How would one describe hell? Dante does a nice job in his Inferno, depicting levels of escalating unpleasantness corresponding to the earthly misdeeds of the unfortunate sufferers. It is important to note that Dante’s descriptions, however grotesque, are not without a certain order. In other words, hell is not complete chaos. There is an organization, a hierarchy, and a supreme authority that keeps it functioning. If there were no order then hell would splinter into a million pieces and never cause harm to another soul. And thus Dante reflects something that Yeshua explained about the infernal realm:
And knowing their thoughts Jesus said to them, “Any kingdom divided against itself is laid waste; and any city or house divided against itself will not stand. If Satan casts out Satan, he is divided against himself; how then will his kingdom stand? (Matthew 12:25-26 NASB; see also Mark 3:23-27 and Luke 11:17-22)
This principle of diabolical organization is something C.S. Lewis explains as the rationale for his masterful work, The Screwtape Letters:
I live in the Managerial Age, in a world of “Admin.” The greatest evil is not now done in those sordid “dens of crime” that Dickens loved to paint. It is not done even in concentration camps and labour camps. In those we see its final result. But it is conceived and ordered (moved, seconded, carried, and minuted) in clean, carpeted, warmed, and well-lighted offices, by quiet men with white collars and cut fingernails and smooth-shaven cheeks who do not need to raise their voice. Hence, naturally enough, my symbol for Hell is something like the bureaucracy of a police state or the offices of a thoroughly nasty business concern. (C.S. Lewis, 1961. The Screwtape Letters with Screwtape Proposes a Toast. New York: MacMillan.)

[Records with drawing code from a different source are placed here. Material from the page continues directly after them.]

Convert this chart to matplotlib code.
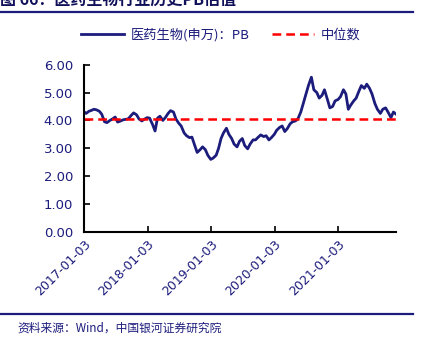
import numpy as np
import pandas as pd
import matplotlib
matplotlib.use("Agg")
import matplotlib.pyplot as plt
import matplotlib.dates as mdates

plt.rcParams['font.family'] = ['Noto Sans CJK SC', 'DejaVu Sans']

# 医药生物(申万) PB，半月取样
pb = [4.31, 4.25, 4.33, 4.36, 4.40, 4.38, 4.33, 4.22, 3.95, 3.92,
      4.00, 4.05, 4.12, 3.94, 3.98, 4.02, 4.04, 4.06, 4.18, 4.27,
      4.20, 4.05, 3.98, 4.04, 4.10, 4.08, 3.85, 3.62, 4.08, 4.15,
      4.00, 4.10, 4.25, 4.35, 4.30, 4.05, 3.90, 3.80, 3.55, 3.45,
      3.38, 3.40, 3.10, 2.85, 2.95, 3.05, 2.95, 2.75, 2.60, 2.65,
      2.75, 3.00, 3.35, 3.55, 3.72, 3.50, 3.35, 3.15, 3.05, 3.25,
      3.35, 3.10, 2.98, 3.15, 3.30, 3.30, 3.40, 3.48, 3.42, 3.45,
      3.30, 3.38, 3.50, 3.65, 3.75, 3.80, 3.60, 3.70, 3.88, 3.95,
      3.98, 4.05, 4.30, 4.60, 4.95, 5.25, 5.55, 5.10, 5.00, 4.80,
      4.90, 5.10, 4.75, 4.45, 4.50, 4.70, 4.75, 4.85, 5.10, 4.95,
      4.40, 4.55, 4.70, 4.80, 5.05, 5.25, 5.15, 5.30, 5.15, 4.95,
      4.60, 4.40, 4.25, 4.40, 4.45, 4.30, 4.10, 4.30, 4.22]
median = 4.04

dates = pd.date_range("2017-01-01", periods=len(pb), freq="SMS")
dates = dates.where(dates != pd.Timestamp("2017-01-01"), pd.Timestamp("2017-01-03"))

tick_dates = pd.to_datetime(["2017-01-03", "2018-01-03", "2019-01-03",
                             "2020-01-03", "2021-01-03"])
yticks = [0, 1, 2, 3, 4, 5, 6]

navy = "#1c1c7c"

fig = plt.figure(figsize=(4.33, 3.44), dpi=100)
ax = fig.add_axes([0.194, 0.326, 0.721, 0.486])

ax.plot(dates, pb, color=navy, lw=2.0, label="医药生物(申万)：PB")
ax.plot([dates[0], dates[-1]], [median, median], color="#ff0000", lw=1.8,
        ls=(0, (3.5, 2)), label="中位数")

ax.set_xlim(dates[0], dates[-1])
ax.set_ylim(0, 6)
ax.set_yticks(yticks)
ax.set_yticklabels([f"{v:.2f}" for v in yticks], color=navy, fontsize=9.5,
                   family="DejaVu Sans")
ax.set_xticks(tick_dates)
ax.set_xticklabels([d.strftime("%Y-%m-%d") for d in tick_dates], rotation=45,
                   ha="right", rotation_mode="anchor", color=navy, fontsize=9,
                   family="DejaVu Sans")
ax.tick_params(direction="in", length=4, width=1.2, pad=4)
ax.tick_params(axis="y", pad=8)
for s in ["top", "right"]:
    ax.spines[s].set_visible(False)
for s in ["left", "bottom"]:
    ax.spines[s].set_linewidth(1.5)

fig.legend(loc="center", bbox_to_anchor=(0.51, 0.898), ncol=2, frameon=False,
           fontsize=9.5, handlelength=3.2, handletextpad=0.5, columnspacing=1.7,
           labelcolor=navy)

# 标题与上下分隔线
fig.text(0.0, 1.0, "图 66：医药生物行业历史PB估值", fontsize=11.5, weight="bold",
         color="#10105a", va="center", ha="left")
fig.add_artist(plt.Line2D([0, 413 / 433], [1 - 12 / 344] * 2, color=navy, lw=1.6))
fig.add_artist(plt.Line2D([0, 413 / 433], [1 - 314 / 344] * 2, color=navy, lw=1.6))
fig.text(17 / 433, 1 - 328 / 344, "资料来源：Wind，中国银河证券研究院", fontsize=8.5,
         color=navy, style="italic", va="center", ha="left")

fig.savefig("out.png", dpi=100)
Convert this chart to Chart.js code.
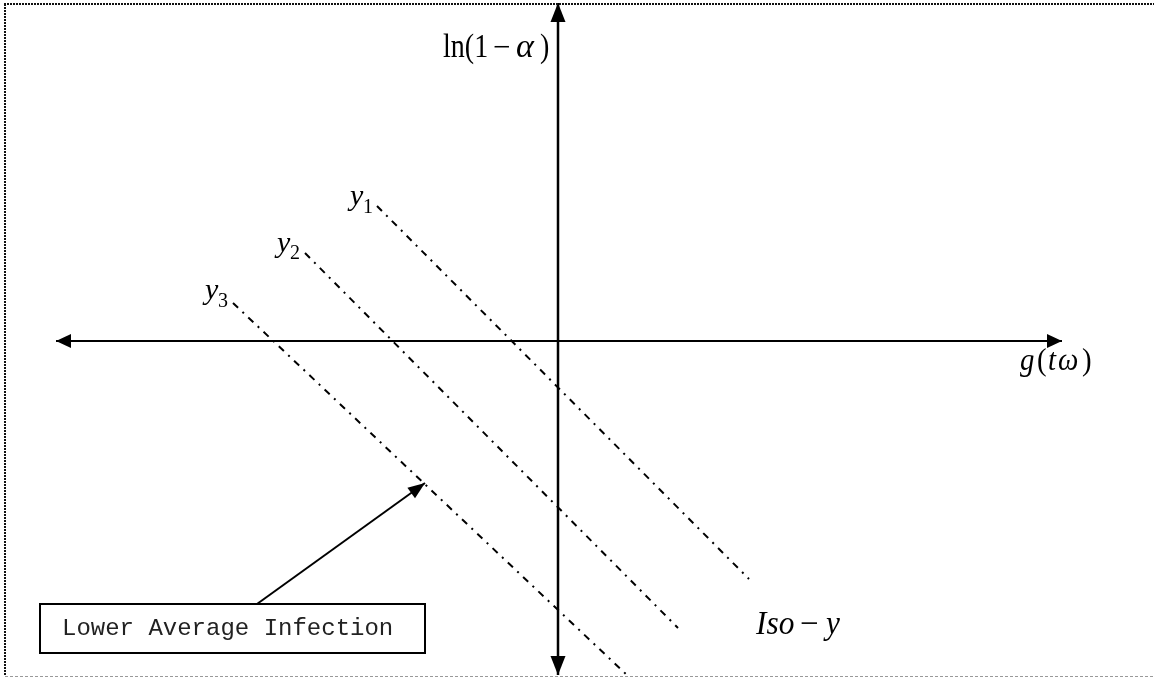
<!DOCTYPE html>
<html>
<head>
<meta charset="utf-8">
<script src="https://cdn.jsdelivr.net/npm/chart.js@4/dist/chart.umd.min.js"></script>
<style>
  html, body { margin: 0; padding: 0; background: #fff; }
  canvas { display: block; }
</style>
</head>
<body>
<canvas id="isoChart" width="1154" height="677"></canvas>
<script>
// view window (data units, origin where the two axes cross)
const viewX = [-5.58, 5.96];
const viewY = [-3.36, 3.41];

// axes ends
const xAxisEnds = [-5.02, 5.04];
const yAxisEnds = [-3.34, 3.38];

// iso-y lines
const isoNames = ['1', '2', '3'];
const isoStartX = [-1.81, -2.53, -3.25];
const isoStartY = [1.35, 0.88, 0.38];
const isoEndX = [1.91, 1.20, 0.70];
const isoEndY = [-2.38, -2.87, -3.35];

// pointer from the note box to y3
const pointerX = [-3.01, -1.33];
const pointerY = [-2.63, -1.42];

const noteText = 'Lower Average Infection';

var SERIF = '"Liberation Serif", "Times New Roman", serif';
var ctx = document.getElementById('isoChart');

var datasets = [];
datasets.push({
    label: 'xaxis',
    data: [{ x: xAxisEnds[0], y: 0 }, { x: xAxisEnds[1], y: 0 }],
    borderColor: '#000', borderWidth: 2, arrow: 'both', head: [15, 7]
});
datasets.push({
    label: 'yaxis',
    data: [{ x: 0, y: yAxisEnds[0] }, { x: 0, y: yAxisEnds[1] }],
    borderColor: '#000', borderWidth: 2.5, arrow: 'both', head: [19, 7.5]
});
isoNames.forEach(function (n, i) {
    datasets.push({
        label: 'y' + n,
        data: [{ x: isoStartX[i], y: isoStartY[i] }, { x: isoEndX[i], y: isoEndY[i] }],
        borderColor: '#000', borderWidth: 2,
        borderDash: [7, 6, 2, 6]
    });
});
datasets.push({
    label: 'pointer',
    data: [{ x: pointerX[0], y: pointerY[0] }, { x: pointerX[1], y: pointerY[1] }],
    borderColor: '#000', borderWidth: 2, arrow: 'end', head: [17, 6.5]
});
datasets.forEach(function (d) {
    d.showLine = true;
    d.pointRadius = 0;
    d.fill = false;
    d.tension = 0;
});

// text pieces: offsets in px from the anchor, sx = horizontal squeeze
var labels = [
    { x: -1.15, y: 2.84, runs: [
        { t: 'ln(1', dx: 0, size: 33, sx: 0.85 },
        { t: '−', dx: 50, size: 31 },
        { t: 'α', dx: 73, size: 34, it: true },
        { t: ')', dx: 97, size: 33, sx: 0.85 }] },
    { x: 4.62, y: -0.29, runs: [
        { t: 'g', dx: 0, size: 32, it: true, sx: 0.9 },
        { t: '(', dx: 17, size: 32, sx: 0.9 },
        { t: 't', dx: 28, size: 32, it: true, sx: 0.9 },
        { t: 'ω', dx: 38, size: 32, it: true, sx: 0.9 },
        { t: ')', dx: 62, size: 32, sx: 0.9 }] },
    { x: 1.98, y: -2.93, runs: [
        { t: 'Iso', dx: 0, size: 33, it: true, sx: 0.95 },
        { t: '−', dx: 44, size: 33 },
        { t: 'y', dx: 70, size: 33, it: true, sx: 0.95 }] },
    { x: -2.08, y: 1.36, runs: [
        { t: 'y', dx: 0, size: 30, it: true },
        { t: isoNames[0], dx: 13, dy: 8, size: 20 }] },
    { x: -2.81, y: 0.89, runs: [
        { t: 'y', dx: 0, size: 30, it: true },
        { t: isoNames[1], dx: 13, dy: 7, size: 20 }] },
    { x: -3.53, y: 0.42, runs: [
        { t: 'y', dx: 0, size: 30, it: true },
        { t: isoNames[2], dx: 13, dy: 8, size: 20 }] }
];

const drawHead = (c, tip, from, len, half) => {
    var a = Math.atan2(tip.y - from.y, tip.x - from.x);
    c.beginPath();
    c.moveTo(tip.x, tip.y);
    c.lineTo(tip.x - len * Math.cos(a) + half * Math.sin(a), tip.y - len * Math.sin(a) - half * Math.cos(a));
    c.lineTo(tip.x - len * Math.cos(a) - half * Math.sin(a), tip.y - len * Math.sin(a) + half * Math.cos(a));
    c.closePath();
    c.fill();
};

var sketchPlugin = {
    id: 'sketch',
    beforeDraw: function (chart) {
        var c = chart.ctx;
        c.save();
        c.fillStyle = '#fff';
        c.fillRect(0, 0, chart.width, chart.height);
        c.restore();
    },
    afterDatasetsDraw: function (chart) {
        var c = chart.ctx;
        var sx = chart.scales.x, sy = chart.scales.y;
        c.save();
        c.fillStyle = '#000';

        // arrow heads
        chart.data.datasets.forEach(function (d, i) {
            if (!d.arrow) return;
            var pts = chart.getDatasetMeta(i).data;
            var first = pts[0], last = pts[pts.length - 1];
            drawHead(c, last, first, d.head[0], d.head[1]);
            if (d.arrow === 'both') drawHead(c, first, last, d.head[0], d.head[1]);
        });

        // math-style labels
        c.textBaseline = 'alphabetic';
        c.textAlign = 'left';
        labels.forEach(function (lb) {
            var px = sx.getPixelForValue(lb.x), py = sy.getPixelForValue(lb.y);
            lb.runs.forEach(function (r) {
                c.save();
                c.font = (r.it ? 'italic ' : '') + r.size + 'px ' + SERIF;
                c.translate(px + r.dx, py + (r.dy || 0));
                c.scale(r.sx || 1, 1);
                c.fillText(r.t, 0, 0);
                c.restore();
            });
        });

        // note box
        var bl = sx.getPixelForValue(-5.18), br = sx.getPixelForValue(-1.33);
        var bt = sy.getPixelForValue(-2.63), bb = sy.getPixelForValue(-3.12);
        c.strokeStyle = '#000';
        c.lineWidth = 2;
        c.strokeRect(bl, bt, br - bl, bb - bt);
        c.font = '24px "Courier New", "Liberation Mono", monospace';
        c.fillStyle = '#222';
        c.fillText(noteText, sx.getPixelForValue(-4.96), sy.getPixelForValue(-2.94));

        // dotted frame (top, left, bottom)
        c.setLineDash([2, 1]);
        c.lineWidth = 2;
        c.strokeStyle = '#111';
        c.beginPath();
        c.moveTo(4, 4); c.lineTo(chart.width, 4);
        c.moveTo(5, 4); c.lineTo(5, 676);
        c.stroke();
        c.setLineDash([3, 2]);
        c.lineWidth = 1;
        c.strokeStyle = '#999';
        c.beginPath();
        c.moveTo(5, 676.5); c.lineTo(chart.width, 676.5);
        c.stroke();
        c.restore();
    }
};

new Chart(ctx, {
    type: 'scatter',
    data: { datasets: datasets },
    options: {
        responsive: false,
        animation: false,
        layout: { padding: 0 },
        scales: {
            x: { type: 'linear', min: viewX[0], max: viewX[1], display: false },
            y: { type: 'linear', min: viewY[0], max: viewY[1], display: false }
        },
        plugins: {
            legend: { display: false },
            tooltip: { enabled: false },
            title: { display: false }
        }
    },
    plugins: [sketchPlugin]
});
</script>
</body>
</html>
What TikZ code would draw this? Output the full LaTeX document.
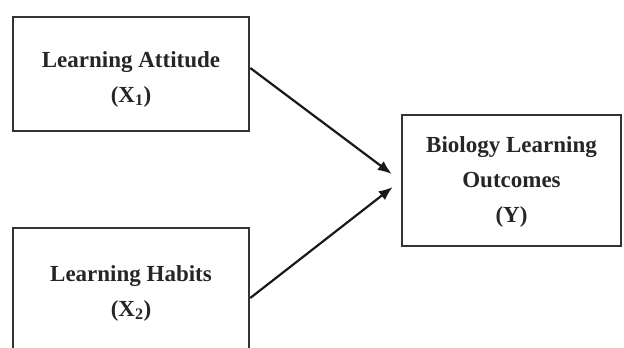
\documentclass[tikz,border=0pt]{standalone}
\usepackage{fontspec}
\setmainfont{Liberation Serif}
\usetikzlibrary{arrows.meta}
\tikzset{
  boxnode/.style={draw=black!80, line width=2.5pt, rectangle, inner sep=0pt},
  txt/.style={align=center, font=\fontsize{23}{35}\selectfont\bfseries, text=black!85},
  arr/.style={line width=2.2pt, draw=black!90, -{Latex[length=14pt,width=11pt]}}
}
\begin{document}
\begin{tikzpicture}[x=1pt,y=-1pt]
\useasboundingbox (0,0) rectangle (624,348);
\begin{scope}
\clip (0,0) rectangle (624,348);
\node[boxnode, minimum width=236pt, minimum height=114pt] (x1) at (131,74) {};
\node[boxnode, minimum width=236pt, minimum height=140pt] (x2) at (131,298) {};
\node[boxnode, minimum width=219pt, minimum height=131pt] (y) at (511.5,180.5) {};
\node[txt] (x1t) at (131,79) {Learning Attitude\\(X\textsubscript{1})};
\node[txt] (x2t) at (131,293) {Learning Habits\\(X\textsubscript{2})};
\node[txt] (yt) at (511.5,182) {Biology Learning\\Outcomes\\(Y)};
\coordinate (t1) at ([xshift=-9pt,yshift=6.5pt]y.west);
\coordinate (t2) at ([xshift=-8pt,yshift=-6.5pt]y.west);
\draw[arr] ([yshift=6pt]x1.east) -- (t1);
\draw[arr] (x2.east) -- (t2);
\end{scope}
\end{tikzpicture}
\end{document}
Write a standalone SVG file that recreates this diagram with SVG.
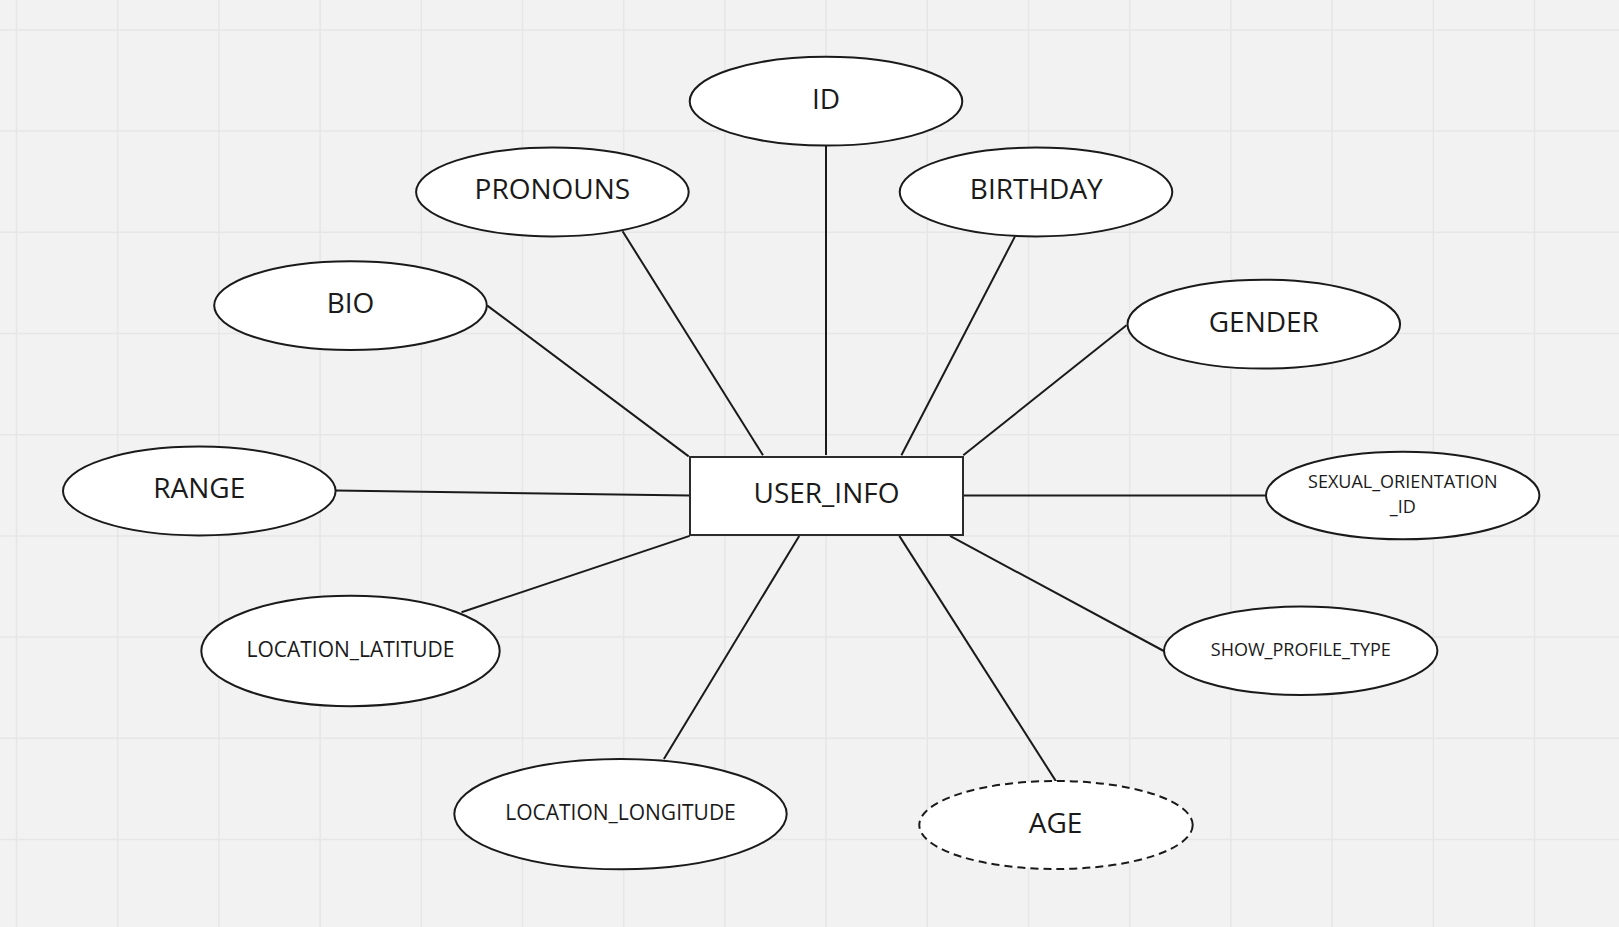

If Yeshua and these literary masters are correct, our conclusion is that hell must be organized and lawful, to some extent at least. But why is that so? One would think that Satan, the enemy of the Most High God, would do everything opposite what God does. That would mean he would preside over a completely lawless, chaotic realm. Yet that cannot be so for a fundamental reason that Satan knows only too well: without Law, nothing can function.